A VPN or Virtual Private Network overrides the school’s WiFi filters on apps such as Fortnite Mobile, Instagram, and Snapchat. VPNs replace the IP address connected to the device with the outside providers system.

Remote access VPNs use the information typed into the device, where it’s converted to skip over the screens, and is then formatted back to its original form. Site-to-site VPNs are designed to encrypt the data so that it remains virtually undetectable.

While students who use VPNs claim they view the same content they would outside of school, the firewall technology has posed a very serious debate between students and administration when it comes to exploring the limits of censorship during school hours.

“I used VPNs to play video games and go on Instagram, but mainly because of Fortnite,” said one junior who asked to remain anonymous.

Aside from the convenience of accessing media that would otherwise be blocked, the fact remains that VPNs are still an unreliable.

The junior also added, “I bought the first one that came up on the app store, but I have heard of people getting viruses by downloading them.”

While some download the software simply to access their favorite games, the activity of other VPN users raises far greater concern for the school.

“I use VPNs for downloading movies I couldn’t get otherwise,” stated a sophomore who also wished to remain anonymous. “My parents are programmers, and if you use a sketchy VPN it’s probably dangerous, but if you’re using an actual [paid] VPN it’s fine.”

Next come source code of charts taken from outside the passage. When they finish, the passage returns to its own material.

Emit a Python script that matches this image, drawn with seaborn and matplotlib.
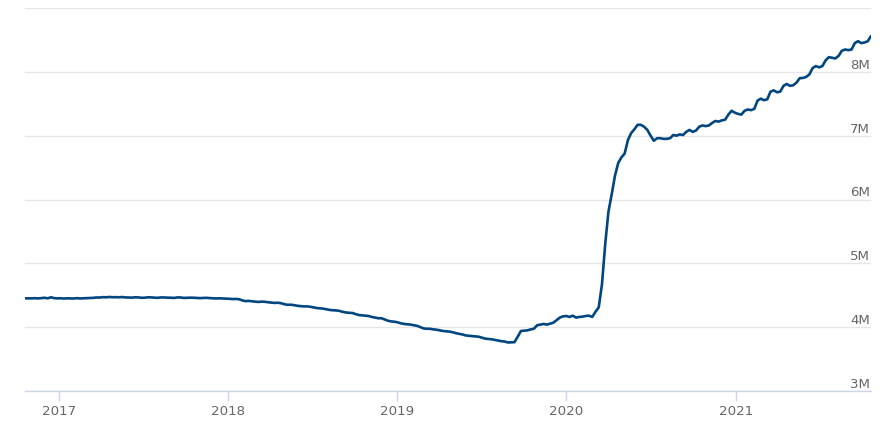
import numpy as np
import pandas as pd
import matplotlib
matplotlib.use("Agg")
import matplotlib.pyplot as plt
import matplotlib.transforms as mtransforms
import seaborn as sns

# weekly levels (Wednesdays), in M
first_week = "2016-10-19"

vals_2016 = [4.452, 4.452, 4.451, 4.454, 4.450, 4.455, 4.460, 4.452, 4.468, 4.455, 4.451]

vals_2017 = [4.453, 4.448, 4.452, 4.450,
             4.449, 4.454, 4.450, 4.452,
             4.455, 4.457, 4.459, 4.465, 4.464,
             4.470, 4.468, 4.473, 4.469,
             4.470, 4.468, 4.472, 4.466, 4.465,
             4.463, 4.468, 4.466, 4.460,
             4.462, 4.468, 4.466, 4.462,
             4.460, 4.466, 4.465, 4.462, 4.461,
             4.458, 4.466, 4.465, 4.458,
             4.460, 4.462, 4.461, 4.458,
             4.455, 4.458, 4.460, 4.455, 4.452,
             4.450, 4.452, 4.450, 4.448]

vals_2018 = [4.445, 4.440, 4.442, 4.438, 4.420,
             4.408, 4.412, 4.405, 4.400,
             4.395, 4.400, 4.398, 4.390,
             4.385, 4.380, 4.383, 4.375,
             4.360, 4.350, 4.352, 4.345, 4.335,
             4.330, 4.325, 4.326, 4.320,
             4.310, 4.300, 4.295, 4.290,
             4.280, 4.270, 4.265, 4.262, 4.255,
             4.240, 4.230, 4.225, 4.222,
             4.205, 4.190, 4.185, 4.180, 4.175,
             4.160, 4.150, 4.140, 4.140,
             4.120, 4.100, 4.090, 4.085]

vals_2019 = [4.075, 4.060, 4.050, 4.045, 4.040,
             4.030, 4.020, 4.000, 3.980,
             3.975, 3.975, 3.965, 3.960,
             3.950, 3.940, 3.935, 3.930,
             3.920, 3.905, 3.895, 3.885, 3.870,
             3.865, 3.860, 3.855, 3.850,
             3.835, 3.820, 3.815, 3.810, 3.800,
             3.790, 3.780, 3.775, 3.760,
             3.762, 3.765, 3.850, 3.940,
             3.945, 3.950, 3.965, 3.975, 4.030,
             4.040, 4.050, 4.040, 4.055,
             4.070, 4.110, 4.150, 4.170]

vals_2020 = [4.175, 4.160, 4.180, 4.150, 4.160,
             4.165, 4.175, 4.180, 4.160,
             4.240, 4.310, 4.670, 5.300,
             5.810, 6.080, 6.370, 6.570, 6.660,
             6.720, 6.930, 7.040, 7.100,
             7.170, 7.170, 7.140, 7.090,
             7.000, 6.920, 6.960, 6.960, 6.950,
             6.950, 6.960, 7.010, 7.000,
             7.020, 7.010, 7.060, 7.090, 7.060,
             7.080, 7.140, 7.160, 7.150,
             7.160, 7.200, 7.230, 7.220,
             7.240, 7.250, 7.330, 7.390, 7.360]

vals_2021 = [7.340, 7.330, 7.390, 7.410,
             7.400, 7.420, 7.550, 7.580,
             7.555, 7.570, 7.690, 7.710, 7.680,
             7.690, 7.780, 7.810, 7.780,
             7.790, 7.830, 7.900, 7.905,
             7.920, 7.960, 8.060, 8.090, 8.070,
             8.090, 8.180, 8.230, 8.220,
             8.210, 8.250, 8.330, 8.350,
             8.340, 8.350, 8.450, 8.480, 8.450,
             8.460, 8.480, 8.560]

y_ticks = [3, 4, 5, 6, 7, 8, 9]
x_years = [2017, 2018, 2019, 2020, 2021]

values = vals_2016 + vals_2017 + vals_2018 + vals_2019 + vals_2020 + vals_2021
dates = pd.date_range(first_week, periods=len(values), freq="W-WED")
df = pd.DataFrame({"date": dates, "value": values})

sns.set_style("white")
plt.rcParams['font.family'] = ['DejaVu Sans']

fig = plt.figure(figsize=(8.88, 4.29), dpi=100)
ax = fig.add_axes([25 / 888, (429 - 391) / 429, (871 - 25) / 888, (391 - 8) / 429])

sns.lineplot(data=df, x="date", y="value", ax=ax, color="#004680", linewidth=1.9)

ax.set_xlim(df["date"].iloc[0], df["date"].iloc[-1])
ax.set_ylim(y_ticks[0], y_ticks[-1])

# horizontal grid
ax.set_yticks(y_ticks)
ax.yaxis.grid(True, color="#e6e6e6", linewidth=1)
ax.tick_params(axis="y", left=False, right=False, labelleft=False, labelright=False)

# y labels sit inside the plot, right aligned, just above each grid line
trans = mtransforms.blended_transform_factory(ax.transAxes, ax.transData)
for t in y_ticks[:-1]:
    ax.text(0.999, t, f"{t}M", transform=trans, ha="right", va="bottom",
            fontsize=9.6, color="#666666")

for side in ["left", "right", "top"]:
    ax.spines[side].set_visible(False)
ax.spines["bottom"].set_color("#ccd6eb")
ax.spines["bottom"].set_linewidth(1)

ax.set_xticks([pd.Timestamp(f"{y}-01-01") for y in x_years])
ax.set_xticklabels([str(y) for y in x_years])
ax.tick_params(axis="x", bottom=True, length=7.5, width=1, color="#ccd6eb",
               labelcolor="#666666", labelsize=9.6, pad=2.5)

ax.set_xlabel("")
ax.set_ylabel("")

fig.savefig("out.png", dpi=100)
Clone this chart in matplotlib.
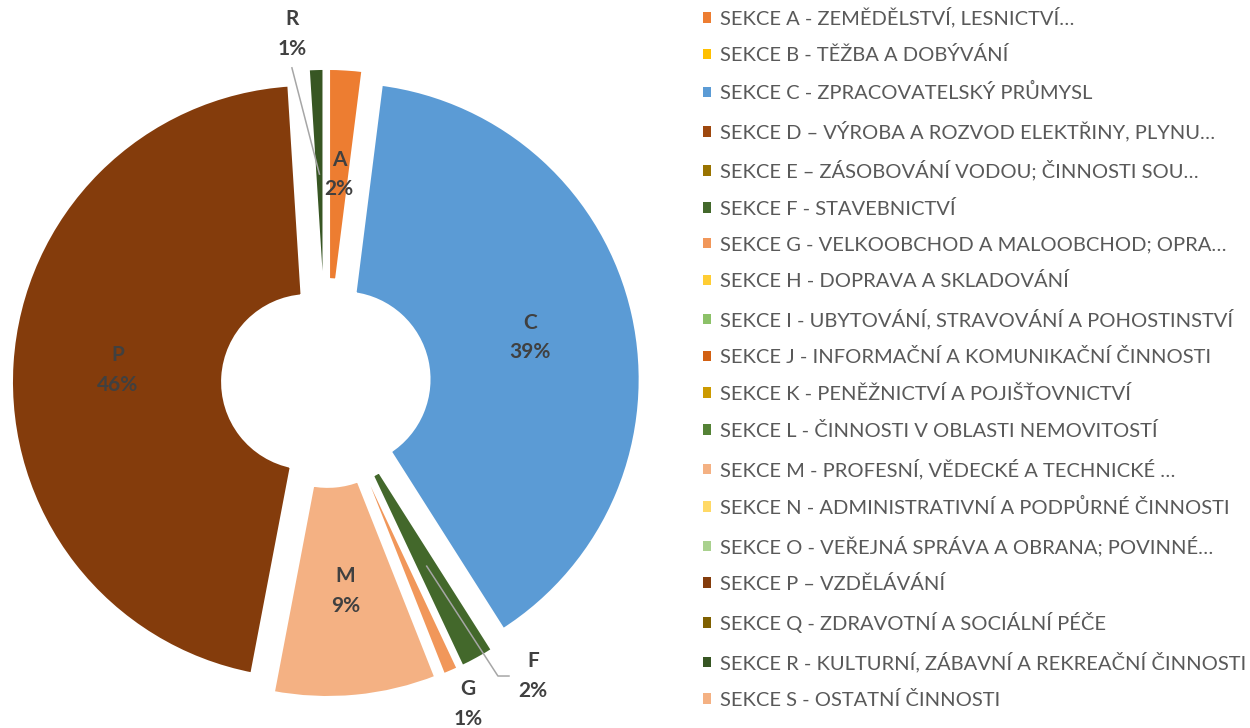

Chief Technology Director, Stephanie Helfand said, “It’s our job to ensure that we as a school are complying by putting systems in place so that students are safe, secure, and unable to access inappropriate material online.”

Helfand said that every student agrees to not bypass school security filters in the acceptable usage policy they sign at the beginning of freshman year at the iPad orientation, “VPNs have been an issue for a number of years. We really see a full scale of misconduct. However the student assumes legal responsibility for anything done on a VPN as they chose to circumvent the system.”

Students who choose to use a VPN often see the real life dangers that VPNs can cause, such as compromised personal information. “I usually pick a random server online,” said senior Peder Albertson, “Some require a premium, but there is a chance they could collect credit card information.”